Quintos was successful in presenting a fictional government agency called the National Commission on the Disposal of Philippine Patrimony. The agency’s proceeds go to a national lottery, designed to combat poverty via dole outs. One can simply imagine how people will lose their soul and their identity as Filipinos when these treasures end up in the hands of the greedy rich and elites.
The team-up of Santos and Quintos has taken their audience to a journey to two worlds—17th century and the fictional society.
Santos was able to mount effectively each scene that has to work for truth. It was disturbing. It was both challenging and exciting; for it had to assemble 57 actors onstage with each having their own blocking and intention.
All the major characters left unforgettable images for their audience. Jeremy Domingo as the auctioneer Carlo Vibar showcased his versatility as the lead. His other co-actors—Leo Rialp, Alya Honasan, Alexander Cortez, Red Concepcion, Jean Judith Javier have their respective shining moments, and nothing you could throw away when they took their cues. Javier on one hand, made an effective portrayal of her role as she essayed both Helena De Zialcita and the Babylan characters. Oh, another talent not to set aside was Teetin Villanueva. Her singing voice was angelic that it became enigmatic in the process.
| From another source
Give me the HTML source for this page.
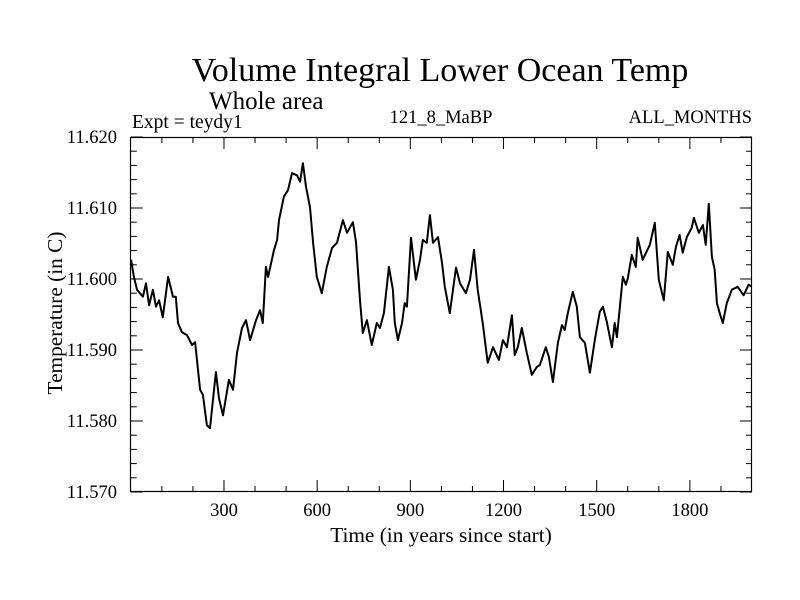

One of the brilliant parts of this play is the parallelism of the characters as presented during the 17th century and the present-day Manila. It was such a genius for connecting the two worlds, which Quintos can only do, and was successful in telling a story about the lost image and how it got corrupted by the greediness of the rich few in the now.
In this production, Santos’s choreography, which he did with precision as he intricately, staged each of his actors’ exposure. Truly, in an interview, he said, “Every time I choreograph, I make sure that the dances are not there for effect or spectacle.
“Every movement must have a reason. I integrate dances in a play to add texture, to push forward the action, to explore the inner emotions of the scenes and to use the movement’s physicality to connect to the audiences.”
Santos did it very well. There was no doubt. He outsmarted his work in ‘Orosman at Zafira’. Here, though the choreography is simple and sparse, yet it gave the story more meaning to its message.
On the other hand, Ohm David and John Batalla’s collaborative work was something that could be compared to a series of ‘breath-taking sceneries’ that surely stuck in the audience’s mind. The cave-like backdrop and the lighting were just perfectly put together; making sure that the set and the lights interact well with the performers onstage. It was a masterpiece altogether.
Again, ‘Collection’ proved as another winning tandem between Santos and Quintos. Both do resonate in their great passion for ecclesiastical arts, and mind you they were *too* in love with their respective works—now, that makes them the artists to celebrate about and for the upcoming theatre aspirants to emulate.
Quintos in an interview also mentioned his thoughts about Santos as the director, “I love his open-ness, his visual flair, his imaginative and precise staging. We respect each other and that is why our process works well. He stages, I suggest, he re-does it, we work on problems together. And since both of us believe that the play is the thing, then we discuss endlessly on how to make it better. He has a sense of humility about what he does, but he is also a perfectionist. I am so glad we shared this production. “
This original stage production ran from February 13 and had additional shows till March 7 at Wilfrido Ma. Guerrero Theater, University of the Philippines, Diliman, Quezon City.